When the Internet was introduced, many believed that the paperless society was a reality, but that wasn’t the case. When the so-called financial crisis shattered the world in 2008 changes in the consumption of paper and print, many people started to consider weather print this time could set up the final sign – “RIP.”

Regardless of the forecasts print is absolutely not dead but may change faster than most understand.

As always Richard Askam has an opinion – and you can learn from it here.
Enjoy the Richard Askam Channel on INKISH.TV and start thinking!

Hi. It’s Richard Askam, and I’m here to give you some bad news, I’m afraid. It gives me no pleasure to tell you this, but after thousands of years, the print industry is finally dead. It’s buried, it’s underground, it’s starting to rot, and I’m afraid it’s starting to smell.

Or is it? Or is it actually changed and nobody’s really noticed? Is it that there’s a new story happening, but we’re all focused on the old story. I think that’s probably more the problem, and actually you’re going to find this more and more that when you have a historical manufacturing industry, and it could be the car industry, it could be the print industry, you look anywhere that any industry has a legacy and most people focus backwards rather than forwards.

They’re trying to take what’s from the past into the future without futurizing it. That’s probably not very good English. So I don’t think the print industry is dead at all, and in fact those people that even ask the question should be taken outside and shot.

There’s a huge opportunity for the print industry to reinvent itself but it has to believe in the future. It can’t just completely consider the past all the time. My challenge to you is to tell an old story in a new way. A new way for the next generation of consumers, a new way for the next generation of workers. How many people out there have got teenagers knocking on their door desperate to work in print? How many have got teenage children that love the products that you produce but would like to learn a little bit more about how they do it?

I actually think the print business is going through the classic reinvention curve where it’s got to the bottom, and a lot of you have been in it for a long time and you’re probably making a little less money than you used to and to a certain extent that makes you feel depressed about the future.

But I’m an optimist. I think the future has got everything to offer and actually when you look at what you guys are capable of, and the products that are being brought forward in the market today, it’s got the brightest future of everything, because the one thing we will never lose as human beings is the emotional touch point that print brings.
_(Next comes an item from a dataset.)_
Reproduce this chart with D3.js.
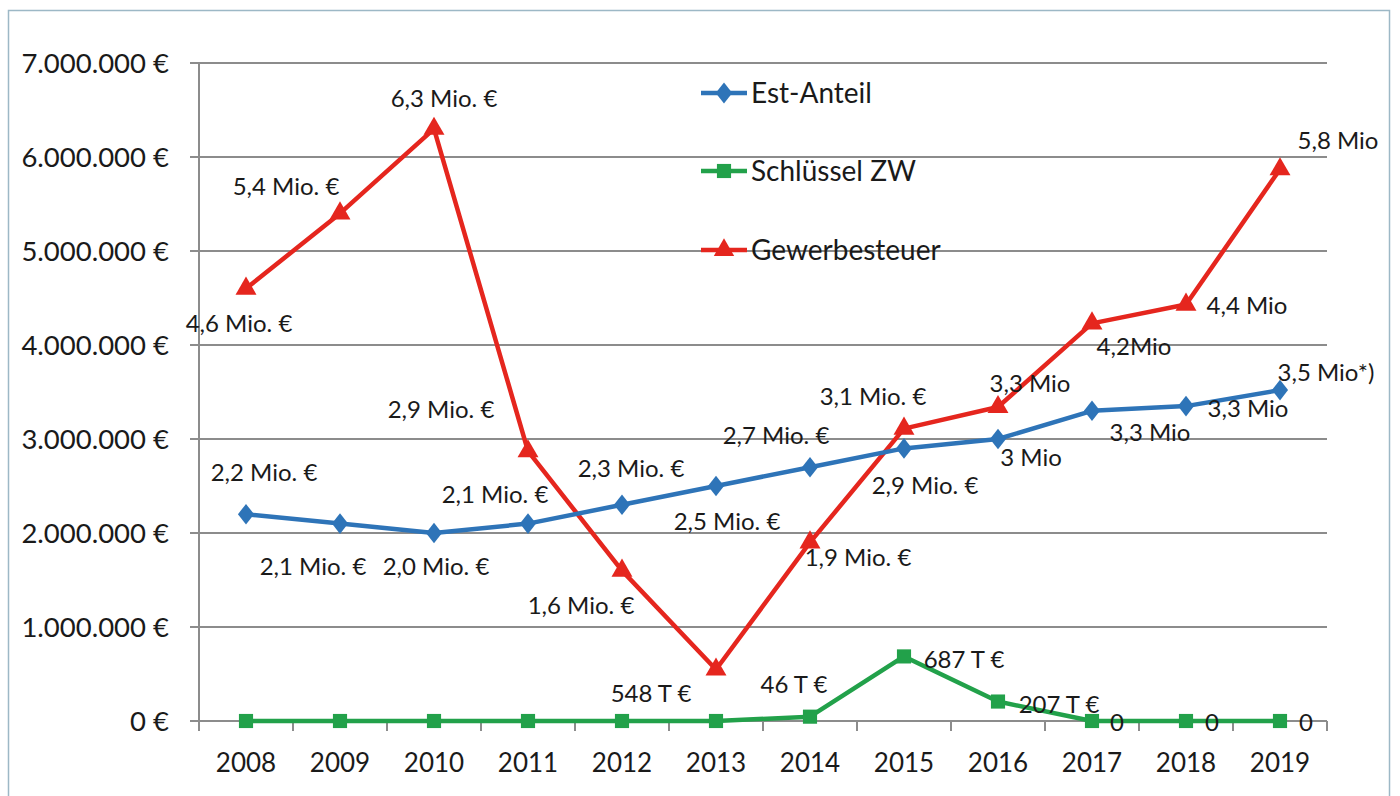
<!DOCTYPE html>
<html><head><meta charset="utf-8">
<script src="https://cdn.jsdelivr.net/npm/d3@7"></script>
<style>
html,body{margin:0;padding:0;background:#fff;}
svg{display:block;font-family:Lato,"Open Sans",sans-serif;}
</style></head>
<body><svg id="c" width="1400" height="796"></svg>
<script>
const years = ["2008","2009","2010","2011","2012","2013","2014","2015","2016","2017","2018","2019"];
const yTicks = [0,1000000,2000000,3000000,4000000,5000000,6000000,7000000];
const yTickLabels = ["0 €","1.000.000 €","2.000.000 €","3.000.000 €","4.000.000 €","5.000.000 €","6.000.000 €","7.000.000 €"];
const estAnteil = [2200000,2100000,2000000,2100000,2300000,2500000,2700000,2900000,3000000,3300000,3350000,3520000];
const schluesselZW = [0,0,0,0,0,0,46000,687000,207000,0,0,0];
const gewerbesteuer = [4600000,5400000,6300000,2870000,1600000,548000,1900000,3110000,3340000,4230000,4430000,5870000];
const estLabels = ["2,2 Mio. €","2,1 Mio. €","2,0 Mio. €","2,1 Mio. €","2,3 Mio. €","2,5 Mio. €","2,7 Mio. €","2,9 Mio. €","3 Mio","3,3 Mio","3,3 Mio","3,5 Mio*)"];
const zwLabels = ["","","","","","","46 T €","687 T €","207 T €","0","0","0"];
const gstLabels = ["4,6 Mio. €","5,4 Mio. €","6,3 Mio. €","2,9 Mio. €","1,6 Mio. €","548 T €","1,9 Mio. €","3,1 Mio. €","3,3 Mio","4,2Mio","4,4 Mio","5,8 Mio"];
const seriesNames = ["Est-Anteil","Schlüssel ZW","Gewerbesteuer"];

// label placement (layout only)
const estOff = [[18,-42],[-27,43],[2,34],[-33,-29],[9,-36],[11,36],[-34,-32],[21,37],[33,19],[58,22],[62,2],[46,-18]];
const zwOff = [[0,0],[0,0],[0,0],[0,0],[0,0],[0,0],[-16,-32],[60,3],[61,3],[25,2],[26,2],[26,2]];
const gstOff = [[-7,35],[-54,-27],[10,-30],[-87,-42],[-41,35],[-65,24],[48,15],[-31,-32],[32,-23],[42,23],[61,1],[58,-29]];

const svg = d3.select("#c");
const L = 199, R = 1327, T = 63, B = 721;

svg.append("rect").attr("x",8.5).attr("y",10.5).attr("width",1381).attr("height",800)
  .attr("fill","#fff").attr("stroke","#9db8c6").attr("stroke-width",1.5);

const x = d3.scaleBand().domain(years).range([L,R]);
const y = d3.scaleLinear().domain([0,7000000]).range([B,T]);

// gridlines
svg.append("g").selectAll("line").data(yTicks).join("line")
  .attr("x1",L-9).attr("x2",R).attr("y1",d=>y(d)).attr("y2",d=>y(d))
  .attr("stroke","#8c8c8c").attr("stroke-width",2);

// y axis line
svg.append("line").attr("x1",L).attr("x2",L).attr("y1",T).attr("y2",B+10)
  .attr("stroke","#8c8c8c").attr("stroke-width",2);

// y tick labels
svg.append("g").selectAll("text").data(yTicks).join("text")
  .attr("x",169).attr("y",d=>y(d)).attr("dy","0.35em").attr("text-anchor","end")
  .attr("font-size",27.5).attr("fill","#1a1a1a").text((d,i)=>yTickLabels[i]);

// x axis ticks
const bounds = years.map(d=>x(d)).concat([R]);
svg.append("g").selectAll("line").data(bounds).join("line")
  .attr("x1",d=>d).attr("x2",d=>d).attr("y1",B).attr("y2",B+10)
  .attr("stroke","#8c8c8c").attr("stroke-width",2);
svg.append("g").selectAll("text").data(years).join("text")
  .attr("x",d=>x(d)+x.bandwidth()/2).attr("y",763).attr("dy","0.35em")
  .attr("text-anchor","middle").attr("font-size",26).attr("fill","#1a1a1a").text(d=>d);

const cx = i => x(years[i]) + x.bandwidth()/2;
const line = d3.line().x((d,i)=>cx(i)).y(d=>y(d));

const colors = {blue:"#2e74b8", green:"#22a14a", red:"#e5261e"};

function drawSeries(vals, color, shape, size) {
  svg.append("path").datum(vals).attr("d",line).attr("fill","none")
    .attr("stroke",color).attr("stroke-width",4.5).attr("stroke-linejoin","round");
  const sym = d3.symbol().type(shape).size(size);
  svg.append("g").selectAll("path").data(vals).join("path")
    .attr("d",sym).attr("fill",color)
    .attr("transform",(d,i)=>`translate(${cx(i)},${y(d)})`+(shape===d3.symbolDiamond?" scale(1.15,0.85)":""));
}

drawSeries(gewerbesteuer, colors.red, d3.symbolTriangle, 190);
drawSeries(estAnteil, colors.blue, d3.symbolDiamond, 170);
drawSeries(schluesselZW, colors.green, d3.symbolSquare, 200);

function drawLabels(vals, labels, off) {
  svg.append("g").selectAll("text").data(vals).join("text")
    .attr("x",(d,i)=>cx(i)+off[i][0]).attr("y",(d,i)=>y(d)+off[i][1]).attr("dy","0.35em")
    .attr("text-anchor","middle").attr("font-size",24).attr("fill","#1a1a1a")
    .text((d,i)=>labels[i]);
}
drawLabels(gewerbesteuer, gstLabels, gstOff);
drawLabels(estAnteil, estLabels, estOff);
drawLabels(schluesselZW, zwLabels, zwOff);

// legend
const legY = [93,171,250];
const legCol = [colors.blue, colors.green, colors.red];
const legShape = [d3.symbolDiamond, d3.symbolSquare, d3.symbolTriangle];
const leg = svg.append("g").selectAll("g").data(seriesNames).join("g")
  .attr("transform",(d,i)=>`translate(701,${legY[i]})`);
leg.append("line").attr("x1",0).attr("x2",46).attr("stroke",(d,i)=>legCol[i]).attr("stroke-width",4.5);
leg.append("path").attr("d",(d,i)=>d3.symbol().type(legShape[i]).size(i===1?200:180)())
  .attr("fill",(d,i)=>legCol[i]).attr("transform",(d,i)=>"translate(23,0)"+(i===0?" scale(1.15,0.85)":""));
leg.append("text").attr("x",50).attr("dy","0.35em").attr("font-size",28).attr("fill","#1a1a1a").text(d=>d);
</script></body></html>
It’s why we print photographs and put them into frames. You don’t put an iPhone up on the wall and keep the picture in front of you. You print the photograph, you keep the photograph. When you look at the photograph, it reminds you of the thing that you photographed.

There is a huge emotional attachment to print that is underlooked and undervalued, and as a result I think there is the opportunity of a lifetime to make the next thousand years of the print industry the most exciting it’s ever been.

So, my advice, screw it. Just do it.